● Source data:
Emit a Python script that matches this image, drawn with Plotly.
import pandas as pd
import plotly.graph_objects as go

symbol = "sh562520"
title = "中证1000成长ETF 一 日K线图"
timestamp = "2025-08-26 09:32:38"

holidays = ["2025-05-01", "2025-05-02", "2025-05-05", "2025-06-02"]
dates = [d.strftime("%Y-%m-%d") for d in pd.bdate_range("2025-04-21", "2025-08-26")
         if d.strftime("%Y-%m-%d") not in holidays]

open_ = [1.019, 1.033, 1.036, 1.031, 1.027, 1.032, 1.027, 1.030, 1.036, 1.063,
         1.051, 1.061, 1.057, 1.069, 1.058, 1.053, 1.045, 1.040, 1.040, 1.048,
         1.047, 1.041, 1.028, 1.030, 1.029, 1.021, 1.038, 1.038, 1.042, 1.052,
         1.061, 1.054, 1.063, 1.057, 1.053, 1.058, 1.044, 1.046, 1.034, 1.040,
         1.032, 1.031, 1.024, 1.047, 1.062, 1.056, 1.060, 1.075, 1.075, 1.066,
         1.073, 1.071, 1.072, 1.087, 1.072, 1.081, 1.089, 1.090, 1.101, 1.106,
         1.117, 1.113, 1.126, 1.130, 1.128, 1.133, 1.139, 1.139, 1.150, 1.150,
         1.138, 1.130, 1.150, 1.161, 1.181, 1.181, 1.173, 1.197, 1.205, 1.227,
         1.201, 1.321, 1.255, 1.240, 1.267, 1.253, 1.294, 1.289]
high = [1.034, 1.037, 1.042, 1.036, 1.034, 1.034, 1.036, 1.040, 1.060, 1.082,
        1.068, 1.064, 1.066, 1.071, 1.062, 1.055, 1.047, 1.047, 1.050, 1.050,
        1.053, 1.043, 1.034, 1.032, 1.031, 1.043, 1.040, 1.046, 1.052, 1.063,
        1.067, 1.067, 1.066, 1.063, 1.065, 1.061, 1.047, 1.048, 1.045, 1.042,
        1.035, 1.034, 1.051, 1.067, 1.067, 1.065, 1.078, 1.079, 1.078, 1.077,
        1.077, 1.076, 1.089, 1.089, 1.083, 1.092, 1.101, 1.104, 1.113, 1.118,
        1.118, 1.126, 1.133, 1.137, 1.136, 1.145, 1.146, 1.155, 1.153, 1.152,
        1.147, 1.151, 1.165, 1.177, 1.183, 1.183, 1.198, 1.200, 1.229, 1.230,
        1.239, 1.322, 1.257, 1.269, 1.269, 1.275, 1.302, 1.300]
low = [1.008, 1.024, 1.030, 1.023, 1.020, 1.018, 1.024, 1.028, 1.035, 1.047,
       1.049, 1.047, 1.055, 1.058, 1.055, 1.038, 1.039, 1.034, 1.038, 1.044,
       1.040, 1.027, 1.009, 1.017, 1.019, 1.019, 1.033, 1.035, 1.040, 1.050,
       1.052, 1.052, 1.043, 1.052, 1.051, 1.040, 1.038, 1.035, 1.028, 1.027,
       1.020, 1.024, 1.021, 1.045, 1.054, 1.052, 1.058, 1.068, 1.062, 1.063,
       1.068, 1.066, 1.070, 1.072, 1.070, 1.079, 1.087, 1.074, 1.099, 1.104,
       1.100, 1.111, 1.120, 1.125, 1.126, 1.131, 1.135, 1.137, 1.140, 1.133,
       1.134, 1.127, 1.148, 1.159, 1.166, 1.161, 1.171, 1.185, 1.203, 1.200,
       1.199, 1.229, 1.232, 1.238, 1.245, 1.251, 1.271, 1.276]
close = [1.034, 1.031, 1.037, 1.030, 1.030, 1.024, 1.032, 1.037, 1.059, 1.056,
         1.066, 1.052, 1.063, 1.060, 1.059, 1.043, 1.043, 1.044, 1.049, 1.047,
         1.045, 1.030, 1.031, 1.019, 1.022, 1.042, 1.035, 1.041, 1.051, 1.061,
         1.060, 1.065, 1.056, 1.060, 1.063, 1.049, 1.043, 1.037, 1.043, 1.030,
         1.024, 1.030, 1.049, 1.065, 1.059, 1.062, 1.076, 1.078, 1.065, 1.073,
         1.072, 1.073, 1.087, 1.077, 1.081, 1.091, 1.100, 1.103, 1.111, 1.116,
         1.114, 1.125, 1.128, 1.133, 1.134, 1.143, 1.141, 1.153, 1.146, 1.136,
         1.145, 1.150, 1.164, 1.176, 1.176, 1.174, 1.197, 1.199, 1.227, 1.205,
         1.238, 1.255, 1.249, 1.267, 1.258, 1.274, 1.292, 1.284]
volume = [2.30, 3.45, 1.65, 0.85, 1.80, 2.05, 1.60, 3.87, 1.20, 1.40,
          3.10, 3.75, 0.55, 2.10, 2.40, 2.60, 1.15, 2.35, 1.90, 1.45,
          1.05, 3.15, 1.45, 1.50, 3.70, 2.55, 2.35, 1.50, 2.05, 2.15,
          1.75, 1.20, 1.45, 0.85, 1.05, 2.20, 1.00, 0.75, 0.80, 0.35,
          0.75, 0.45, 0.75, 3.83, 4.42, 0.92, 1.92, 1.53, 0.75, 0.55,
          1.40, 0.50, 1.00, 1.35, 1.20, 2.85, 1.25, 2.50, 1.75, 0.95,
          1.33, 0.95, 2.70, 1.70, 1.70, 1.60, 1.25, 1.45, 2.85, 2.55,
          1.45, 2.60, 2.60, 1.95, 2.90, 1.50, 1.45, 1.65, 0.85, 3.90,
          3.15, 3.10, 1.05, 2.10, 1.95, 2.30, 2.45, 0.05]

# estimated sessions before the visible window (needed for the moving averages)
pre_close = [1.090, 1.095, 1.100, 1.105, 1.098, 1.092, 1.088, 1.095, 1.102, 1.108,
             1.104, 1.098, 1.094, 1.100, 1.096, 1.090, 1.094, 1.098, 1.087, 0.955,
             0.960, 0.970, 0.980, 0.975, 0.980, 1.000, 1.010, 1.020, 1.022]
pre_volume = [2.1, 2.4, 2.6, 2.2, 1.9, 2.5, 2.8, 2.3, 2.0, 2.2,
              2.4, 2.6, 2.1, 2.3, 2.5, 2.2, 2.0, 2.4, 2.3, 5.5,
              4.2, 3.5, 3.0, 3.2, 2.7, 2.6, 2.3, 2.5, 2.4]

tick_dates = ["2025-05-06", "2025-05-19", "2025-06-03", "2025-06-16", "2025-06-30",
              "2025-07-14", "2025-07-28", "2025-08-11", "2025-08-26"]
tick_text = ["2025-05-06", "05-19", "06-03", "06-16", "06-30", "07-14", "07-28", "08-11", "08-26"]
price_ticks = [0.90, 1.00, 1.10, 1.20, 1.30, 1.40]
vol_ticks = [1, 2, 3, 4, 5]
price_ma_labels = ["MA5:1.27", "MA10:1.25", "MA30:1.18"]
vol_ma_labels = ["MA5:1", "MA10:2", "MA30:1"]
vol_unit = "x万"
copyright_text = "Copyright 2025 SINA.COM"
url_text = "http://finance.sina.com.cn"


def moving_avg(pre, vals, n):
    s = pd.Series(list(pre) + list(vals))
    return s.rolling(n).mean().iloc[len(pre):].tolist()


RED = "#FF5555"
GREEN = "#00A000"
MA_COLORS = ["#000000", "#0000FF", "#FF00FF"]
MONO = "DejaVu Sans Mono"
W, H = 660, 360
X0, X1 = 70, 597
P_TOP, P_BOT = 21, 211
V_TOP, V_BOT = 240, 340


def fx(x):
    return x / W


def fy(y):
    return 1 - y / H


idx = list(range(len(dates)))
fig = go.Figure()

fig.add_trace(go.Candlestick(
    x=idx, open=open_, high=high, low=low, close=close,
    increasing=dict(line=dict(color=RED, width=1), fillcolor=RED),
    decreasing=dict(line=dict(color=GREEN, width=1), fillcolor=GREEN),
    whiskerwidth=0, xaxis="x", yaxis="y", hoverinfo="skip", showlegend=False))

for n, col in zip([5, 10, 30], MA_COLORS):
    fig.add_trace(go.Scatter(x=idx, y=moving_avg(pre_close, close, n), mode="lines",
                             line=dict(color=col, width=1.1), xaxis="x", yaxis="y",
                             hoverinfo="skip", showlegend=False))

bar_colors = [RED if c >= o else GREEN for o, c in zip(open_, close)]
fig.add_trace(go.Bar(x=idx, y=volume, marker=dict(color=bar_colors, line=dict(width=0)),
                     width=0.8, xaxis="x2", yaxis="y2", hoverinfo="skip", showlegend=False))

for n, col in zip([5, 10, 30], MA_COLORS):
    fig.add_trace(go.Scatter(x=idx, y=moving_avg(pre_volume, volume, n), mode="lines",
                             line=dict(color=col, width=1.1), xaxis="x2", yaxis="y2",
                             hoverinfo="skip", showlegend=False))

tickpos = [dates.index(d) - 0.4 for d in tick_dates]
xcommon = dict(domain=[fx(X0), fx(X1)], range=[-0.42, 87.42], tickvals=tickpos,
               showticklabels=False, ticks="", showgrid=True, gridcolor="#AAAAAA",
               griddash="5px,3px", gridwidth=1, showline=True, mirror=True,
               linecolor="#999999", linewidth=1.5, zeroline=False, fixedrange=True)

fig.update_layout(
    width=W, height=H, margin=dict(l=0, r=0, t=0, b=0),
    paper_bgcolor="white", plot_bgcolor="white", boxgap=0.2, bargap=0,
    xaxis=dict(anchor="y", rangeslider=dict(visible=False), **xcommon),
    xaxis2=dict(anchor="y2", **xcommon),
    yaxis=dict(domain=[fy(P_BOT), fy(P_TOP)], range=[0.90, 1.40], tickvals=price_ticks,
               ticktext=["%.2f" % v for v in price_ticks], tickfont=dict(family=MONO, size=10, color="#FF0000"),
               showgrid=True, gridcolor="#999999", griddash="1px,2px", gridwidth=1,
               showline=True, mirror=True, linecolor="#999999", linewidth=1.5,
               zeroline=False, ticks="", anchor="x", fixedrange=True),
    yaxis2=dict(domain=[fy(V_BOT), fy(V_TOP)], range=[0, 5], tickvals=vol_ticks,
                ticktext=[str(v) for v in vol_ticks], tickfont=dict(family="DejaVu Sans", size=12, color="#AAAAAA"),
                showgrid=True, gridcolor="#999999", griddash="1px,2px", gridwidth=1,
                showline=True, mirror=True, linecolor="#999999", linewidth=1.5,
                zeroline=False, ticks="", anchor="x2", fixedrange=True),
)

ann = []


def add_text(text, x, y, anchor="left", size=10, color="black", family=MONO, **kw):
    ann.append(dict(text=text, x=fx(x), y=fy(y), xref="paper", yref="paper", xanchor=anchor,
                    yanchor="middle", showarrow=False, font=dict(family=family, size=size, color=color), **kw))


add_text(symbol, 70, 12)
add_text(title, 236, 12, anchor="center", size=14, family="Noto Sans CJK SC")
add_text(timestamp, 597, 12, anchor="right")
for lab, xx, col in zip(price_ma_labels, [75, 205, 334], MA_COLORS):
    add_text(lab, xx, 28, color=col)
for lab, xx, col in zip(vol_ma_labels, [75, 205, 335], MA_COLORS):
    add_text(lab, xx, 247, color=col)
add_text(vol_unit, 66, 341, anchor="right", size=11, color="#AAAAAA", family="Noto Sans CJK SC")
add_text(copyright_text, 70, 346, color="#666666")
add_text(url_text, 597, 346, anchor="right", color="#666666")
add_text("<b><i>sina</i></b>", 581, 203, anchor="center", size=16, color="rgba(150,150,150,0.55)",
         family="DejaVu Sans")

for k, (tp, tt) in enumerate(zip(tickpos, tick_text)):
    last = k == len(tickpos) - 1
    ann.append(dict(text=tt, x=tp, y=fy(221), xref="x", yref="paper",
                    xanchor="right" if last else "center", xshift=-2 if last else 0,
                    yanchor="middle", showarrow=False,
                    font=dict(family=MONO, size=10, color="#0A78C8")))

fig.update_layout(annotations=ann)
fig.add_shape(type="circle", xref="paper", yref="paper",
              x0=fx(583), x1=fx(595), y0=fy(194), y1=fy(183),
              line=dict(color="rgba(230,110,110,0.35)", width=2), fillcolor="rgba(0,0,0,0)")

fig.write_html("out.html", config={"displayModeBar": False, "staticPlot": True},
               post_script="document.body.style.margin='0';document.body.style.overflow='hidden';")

● Exercise prompt: Return exactly the lines that run from the top of the listing above to the line containing "not in holidays]", please, keeping both end lines and leaving out everything else.

● Exercise answer:
Emit a Python script that matches this image, drawn with Plotly.
import pandas as pd
import plotly.graph_objects as go

symbol = "sh562520"
title = "中证1000成长ETF 一 日K线图"
timestamp = "2025-08-26 09:32:38"

holidays = ["2025-05-01", "2025-05-02", "2025-05-05", "2025-06-02"]
dates = [d.strftime("%Y-%m-%d") for d in pd.bdate_range("2025-04-21", "2025-08-26")
         if d.strftime("%Y-%m-%d") not in holidays]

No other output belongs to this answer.